In the midst of the ongoing bear market, which has been in session for the better half of the past year, the decentralized finance (DeFi) market has struggled mightily to maintain its former momentum. To this point, the volatility pervading the digital asset sector has caused investors to flee toward more “stable” investment avenues. Therefore, in order for the DeFi market to make a comeback, it needs to win back the trust of its users, something which can be achieved by focusing on aspects such as a committed focus on rewarding its users more.
To elaborate, we can see that one of the main advantages of DeFi is its ability to provide users with high yields on their investments. However, these yields can often be reliant on the existing market conditions. For example, during a bear market, yields tend to become negative, causing people to lose money rather than gain it. This creates a disincentive for them to continue employing DeFi protocols, as they are not being rewarded for their participation.
The DeFi rewards paradigm is evolving. Fast.
One of the biggest innovations to emerge from the crypto market is that of stablecoins, an asset class that has its value pegged to various fiat currencies. In this regard, a chunk of the innovation stemming from the DeFi sector is tied to these currencies. For example, protocols like Fluidity Money afford their clients the ability to wrap their stablecoins in return for substantial rewards.
To elaborate, deposited stablecoins are utilized for lending on monetary markets such as AAVE and Compound, and the resulting interest is accumulated in a reward pool. However, the rewards offered are dynamic and significantly depend on the blockchain’s variables. As an illustration, projects associated with higher transaction volumes and total value locked (TVL) tend to yield greater rewards.
Therefore, to help alleviate any such bottlenecks, a number of new solutions have emerged in recent months. For example, the Atlantean Embassy, an initiative launched by Fluidity, brings key partners together to increase market volume and drive utility-based incentives for its associates.
Here’s how the Atlantean Embassy could spur a market trend reversal
The Atlantean Embassy offers a five-tier reward framework, such that whenever a transaction is yield-bearing, it is split between sender and receiver on an 80-20% split, respectively. While this distribution setup may not sound like much at first glance, it serves as the foundation for the project, one that can help revive the DeFi market.

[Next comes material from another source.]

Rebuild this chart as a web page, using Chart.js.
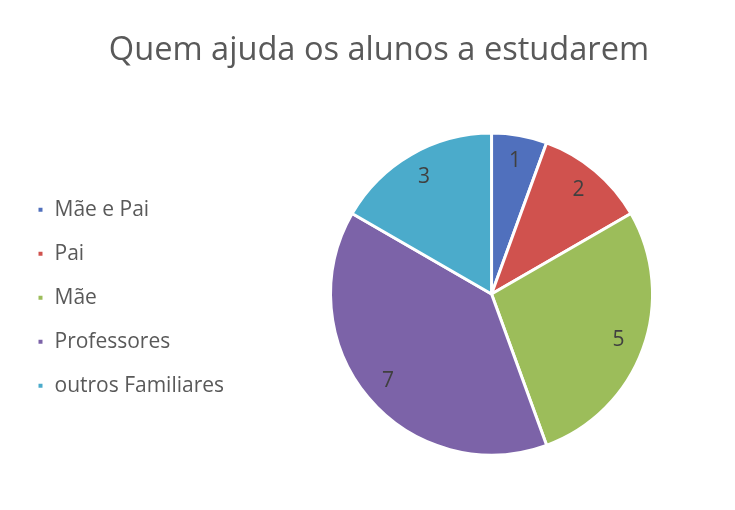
<!DOCTYPE html>
<html>
<head>
<meta charset="utf-8">
<script src="https://cdn.jsdelivr.net/npm/chart.js@4"></script>
<style>
  html, body { margin: 0; padding: 0; background: #fff; }
  #wrap { width: 735px; height: 510px; }
</style>
</head>
<body>
<div id="wrap"><canvas id="myChart" width="735" height="510"></canvas></div>
<script>
// dados do gráfico
const categorias = ['Mãe e Pai', 'Pai', 'Mãe', 'Professores', 'outros Familiares'];
const valores = [1, 2, 5, 7, 3];
const cores = ['#5070bd', '#d0524e', '#9cbd5a', '#7c63a8', '#4babcb'];

// desenha o número de cada fatia
const rotulos = {
  id: 'rotulos',
  afterDatasetsDraw(chart) {
    const ctx = chart.ctx;
    const meta = chart.getDatasetMeta(0);
    ctx.save();
    ctx.font = '21px "Open Sans", sans-serif';
    ctx.fillStyle = '#404040';
    ctx.textAlign = 'center';
    ctx.textBaseline = 'middle';
    meta.data.forEach((arc, i) => {
      const p = arc.getProps(['x', 'y', 'startAngle', 'endAngle', 'outerRadius']);
      const a = (p.startAngle + p.endAngle) / 2;
      const r = p.outerRadius * 0.84;
      ctx.fillText(String(valores[i]), p.x + Math.cos(a) * r, p.y + Math.sin(a) * r);
    });
    ctx.restore();
  }
};

// legenda um pouco mais larga, para empurrar a pizza para a direita
const alargaLegenda = {
  id: 'alargaLegenda',
  beforeInit(chart) {
    const lg = chart.legend;
    if (!lg) return;
    const fit = lg.fit;
    lg.fit = function () {
      fit.call(this);
      this.width += 14;
    };
  }
};

const ctx = document.getElementById('myChart').getContext('2d');
const myChart = new Chart(ctx, {
  type: 'pie',
  data: {
    labels: categorias,
    datasets: [{
      data: valores,
      backgroundColor: cores,
      borderColor: '#ffffff',
      borderWidth: 3
    }]
  },
  options: {
    responsive: false,
    animation: false,
    radius: 161,
    layout: { padding: { left: 14, right: -9, top: 0, bottom: 0 } },
    plugins: {
      title: {
        display: true,
        text: 'Quem ajuda os alunos a estudarem',
        color: '#595959',
        font: { family: '"Open Sans", sans-serif', size: 32.6, weight: 'normal' },
        padding: { top: 31, bottom: 8 }
      },
      legend: {
        position: 'left',
        title: { display: true, text: '', padding: { top: 0, bottom: 71 } },
        labels: {
          color: '#595959',
          boxWidth: 7,
          boxHeight: 7,
          padding: 23,
          font: { family: '"Open Sans", sans-serif', size: 21 }
        }
      },
      tooltip: { enabled: false }
    }
  },
  plugins: [rotulos, alargaLegenda]
});
</script>
</body>
</html>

For instance, in the event of a user executing a trade, they receive 80% of the yield, and the remaining 20% is redirected to the pool. If there is no LP token to retrieve the 20% yield, it becomes fuel for bots. However, due to the Embassy members’ whitelisted treasuries, transactions occurring in Fluid’s token pool can be turned into potential revenue streams.

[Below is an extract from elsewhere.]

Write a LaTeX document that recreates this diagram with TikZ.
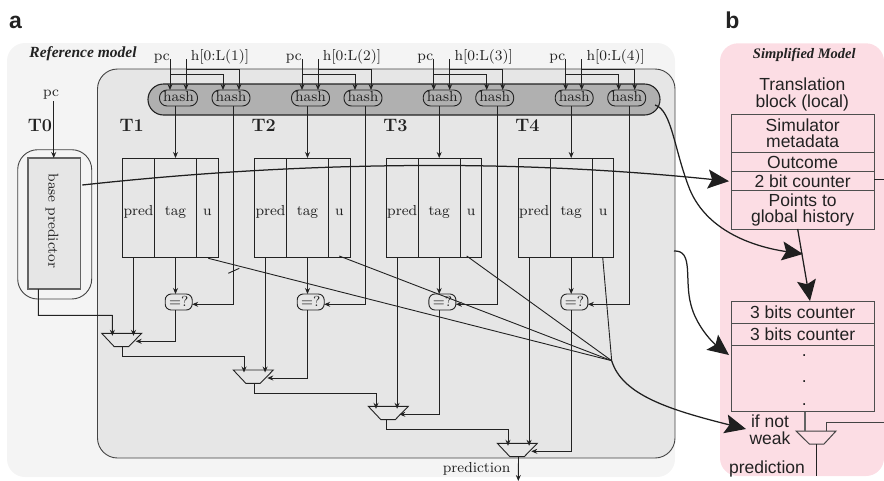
\documentclass[tikz,border=0pt]{standalone}
\usepackage{fontspec}
\usetikzlibrary{arrows.meta,calc}
\newfontfamily\rsans{Liberation Sans}
\newfontfamily\rserif{Liberation Serif}
\newfontfamily\lmfig{lmroman8-regular.otf}
\definecolor{outerg}{HTML}{F4F4F4}
\definecolor{innerg}{HTML}{E6E6E6}
\definecolor{barg}{HTML}{B0B0B0}
\definecolor{pinkbg}{HTML}{FCDDE4}
\definecolor{ink}{HTML}{222222}
\tikzset{
  wire/.style={draw=ink,line width=0.9pt},
  arr/.style={wire,-{Stealth[length=6pt,width=5pt,inset=2pt]}},
  bigarr/.style={draw=ink!90!black,line width=1.25pt,-{Stealth[length=21pt,width=19pt,inset=4pt]}},
  serif/.style={inner sep=0pt,outer sep=0pt,text=ink,font=\fontsize{14.5}{16}\selectfont\lmfig},
  blabel/.style={serif,anchor=base},
  tname/.style={inner sep=0pt,anchor=base,text=ink,font=\fontsize{18}{20}\selectfont\bfseries},
  hashnode/.style={serif,draw=ink,line width=0.9pt,fill=barg,rounded corners=7.5pt,minimum width=38pt,minimum height=16pt,text height=7pt,text depth=1pt},
  cmpnode/.style={serif,draw=ink,line width=0.9pt,fill=innerg,rounded corners=6pt,minimum width=27pt,minimum height=16pt,text height=10pt,text depth=0.6pt},
  cell/.style={serif,draw=ink,line width=0.9pt,minimum height=99.3pt,text height=15pt,text depth=0pt},
  rcell/.style={inner sep=0pt,outer sep=0pt,draw=ink!80,line width=1pt,minimum width=143.3pt,align=center,text=ink,font=\fontsize{17.5}{16.6}\selectfont\rsans},
  rtext/.style={inner sep=0pt,align=center,text=ink,font=\fontsize{17.5}{16.8}\selectfont\rsans},
  panel/.style={inner sep=0pt,text=ink,font=\fontsize{23}{25}\selectfont\rsans\bfseries,anchor=base},
}
% name, x of top left, y of top, shift of the inputs
\newcommand{\muxat}[4]{%
  \draw[wire,fill=innerg] (#2,#3) -- ++(40,0) -- ++(-13,13.3) -- ++(-14.5,0) -- cycle;
  \coordinate (#1l) at ({#2+10.7+#4},#3);
  \coordinate (#1r) at ({#2+31.8+#4},#3);
  \coordinate (#1s) at ({#2+34+#4},{#3+8});
  \coordinate (#1o) at ({#2+21.2+#4},{#3+13.3});
}
\begin{document}
\begin{tikzpicture}[x=1pt,y=-1pt]
\useasboundingbox (0,0) rectangle (884,480);
% panels
\fill[outerg,rounded corners=18pt] (7,43) rectangle (675,477);
\fill[pinkbg,rounded corners=18pt] (720,43.3) rectangle (884,476);
\node[panel] (lblA) at (15.5,28) {a};
\node[panel] (lblB) at (732.5,28) {b};
\draw[draw=ink!85,line width=0.9pt,fill=innerg,rounded corners=20pt] (97.5,69) rectangle (675,458);
\node[inner sep=0pt,text=ink,font=\fontsize{15.5}{18}\selectfont\rserif\bfseries\itshape] (refT) at (83,53.5) {Reference model};
\node[inner sep=0pt,text=ink,font=\fontsize{14.5}{18}\selectfont\rserif\bfseries\itshape] (simT) at (804.3,55) {Simplified Model};
\draw[draw=ink,line width=1.1pt,fill=barg,rounded corners=15.5pt] (148,84) rectangle (660,115);
% base predictor
\draw[draw=ink!85,line width=0.9pt,fill=outerg,rounded corners=20pt] (17.7,149.7) rectangle (91.7,299);
\node[draw=ink!70,line width=1.1pt,fill=innerg,minimum width=52.7pt,minimum height=131pt,inner sep=0pt,outer sep=0pt] (base) at (54.35,223.5) {};
\node[serif,rotate=-90] (baseT) at (52,221) {base predictor};
\node[blabel] (pc0) at (51,96.7) {pc};
\coordinate (pc0end) at (53.7,101);
\draw[arr] (pc0end) -- (pc0end |- base.north);
\node[tname] (T0) at (40,131.7) {T0};
% multiplexers
\muxat{m1}{101.7}{333.3}{0}
\muxat{m2}{233.3}{370}{0}
\muxat{m3}{368.3}{406.3}{-3}
\muxat{m4}{497.3}{443.3}{0}
% one predictor table after another
\foreach \i/\dx in {1/0,2/132,3/263.7,4/395.7}{
\begin{scope}[xshift=\dx pt]
  \node[hashnode] (ha\i) at (178.5,98) {hash};
  \node[hashnode] (hb\i) at (231,98) {hash};
  \node[blabel] (pcl\i) at (161.7,60) {pc};
  \node[blabel] (hl\i) at (220,60) {h[0:L(\i)]};
  \coordinate (pct\i) at (170,59);
  \coordinate (hct\i) at (186,59);
  \coordinate (pcj\i) at (170,74.5);
  \coordinate (hcj\i) at (186,69.5);
  \draw[arr] (pct\i) -- ([xshift=-8.5pt]ha\i.north);
  \draw[arr] (hct\i) -- ([xshift=7.5pt]ha\i.north);
  \draw[arr] (pcj\i) -| ([xshift=-8pt]hb\i.north);
  \draw[arr] (hcj\i) -| ([xshift=8pt]hb\i.north);
  \node[tname] (T\i) at (131.7,131.7) {T\i};
  \node[cell,minimum width=31.6pt] (p\i) at (138.5,207.65) {pred};
  \node[cell,minimum width=42.4pt] (g\i) at (175.5,207.65) {tag};
  \node[cell,minimum width=21.3pt] (u\i) at (207.35,207.65) {u};
  \node[cmpnode] (c\i) at (178.7,302) {=?};
  \draw[arr] (g\i.north |- ha\i.south) -- (g\i.north);
  \draw[arr] (g\i.south) -- (g\i.south |- c\i.north);
  \draw[arr] ([xshift=2.3pt]hb\i.south) |- ([yshift=-2.3pt]c\i.east);
\end{scope}
}
% table outputs into the multiplexers
\foreach \i in {1,2,3,4}{
  \draw[arr] (m\i r |- p\i.south) -- ([yshift=-2.5pt]m\i r);
  \draw[arr] (g\i.south |- c\i.south) |- (m\i s);
}
\draw[arr] (base.south -| 38.3,289) |- (112.3,315.3) -- ([yshift=-2.5pt]m1l);
\draw[arr] (m1o) -- ++(0,10) -| ([yshift=-2.5pt]m2l);
\draw[arr] (m2o) -- ++(0,10.4) -| ([yshift=-2.5pt]m3l);
\draw[arr] (m3o) -- ++(0,10.3) -| ([yshift=-2.5pt]m4l);
\coordinate (predEnd) at (518.3,481);
\draw[arr] (m4o) -- (predEnd);
\node[blabel] (predL) at (476.7,472.3) {prediction};
% update lines
\coordinate (conv) at (611.7,360.7);
\draw[wire] (208.3,258.3) -- (conv);
\draw[wire] (339.3,256) -- (conv);
\draw[wire] (466.7,256) -- (conv);
\draw[wire] (602.7,257.3) -- (conv);
\draw[wire] (228.3,273.3) -- (239.3,268.3);
% simplified model
\node[rtext] (transl) at (802.3,94.5) {Translation\\block (local)};
\node[rcell,minimum height=38pt] (meta) at (802.65,133.3) {Simulator\\metadata};
\node[rcell,minimum height=19.4pt] (outc) at (802.65,162) {Outcome};
\node[rcell,minimum height=19pt] (cnt) at (802.65,181.2) {2 bit counter};
\node[rcell,minimum height=38.3pt] (ptr) at (802.65,209.85) {Points to\\global history};
\node[rcell,minimum height=110pt] (gtab) at (802.65,356.7) {};
\node[rcell,minimum height=21.6pt] (c3a) at (802.65,312.5) {3 bits counter};
\node[rcell,minimum height=22.4pt] (c3b) at (802.65,334.5) {3 bits counter};
\node[rtext] (d1) at (804.3,356) {.};
\node[rtext] (d2) at (804.3,381.3) {.};
\node[rtext] (d3) at (804.3,405) {.};
\node[rtext] (ifnot) at (770,430) {if not\\weak};
\node[rtext] (predR) at (767,469) {prediction};
\draw[draw=ink!85,line width=1pt,fill=pinkbg] (796,431) -- (836,431) -- (824,444) -- (809.3,444) -- cycle;
\coordinate (rmT) at (805,431);
\coordinate (rmS) at (826.7,431);
\coordinate (rmO) at (816.7,444);
\coordinate (rEdge) at (884,422.7);
\coordinate (rEdgeB) at (816.7,476);
\coordinate (rEdgeC) at (884,179.7);
\draw[draw=ink!70,line width=1.2pt] (rmT |- gtab.south) -- (rmT);
\draw[draw=ink!85,line width=1pt] (rmS) |- (rEdge);
\draw[draw=ink,line width=1pt] (rmO) -- (rEdgeB);
\draw[draw=ink,line width=1pt] (cnt.east |- rEdgeC) -- (rEdgeC);
% long arrows
\coordinate (cvA) at (82.3,185);
\coordinate (cvB) at (655,105);
\coordinate (cvC) at (674,251);
\draw[bigarr] (cvA) .. controls (220,170) and (340,165) .. (450,165.5) .. controls (550,166) and (640,172) .. ([xshift=-2pt]cnt.west);
\draw[bigarr] (cvB) .. controls (672,110) and (674,150) .. (690,190) .. controls (708,232) and (755,247) .. (803,254);
\draw[bigarr] (cvC) .. controls (694,250) and (684,280) .. (691,305) .. controls (696,325) and (712,342) .. (729,355);
\draw[bigarr] (conv) .. controls (622,395) and (670,410) .. (746,429);
\draw[bigarr] ([xshift=-5pt]ptr.south) -- (810,301);
\end{tikzpicture}
\end{document}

Additionally, members of the Atlantean Embassy have access to the “Subnautical Subsidy,” which is a passive income opportunity generated from the 20% yield gained from non-Embassy pools. If that wasn’t enough, the Atlantean Embassy fosters collaboration between different protocols, providing unique interactive community activities which offer a thrilling adventure to all participating protocols. The employment of fluid assets across member protocols during these initiatives results in added exclusive rewards.
Such measures cannot only help spark the revival of the DeFi market again but also allow investors to regain some of their lost confidence in this space. Not only that, it can also help bolster the long-term viability and growth of the industry, enabling more innovation in the future.
As people all over the world gravitate toward the use of decentralized technologies, the continued maturation of the DeFi market has showcased a major shift in the way investors think about finance and money. This is because DeFi offers an innovative economic framework that leverages the power of blockchain technology, offering a more accessible, transparent, and inclusive financial ecosystem for everyone.
By removing some of the roadblocks that exist today within this space — such as the lack of sustained, long-term rewards — it stands to reason that the DeFi sector will continue to grow and evolve, paving the way for a more democratized and decentralized financial system, one that makes high-quality monetary tools more affordable, efficient, and accessible for individuals irrespective of their location or economic status.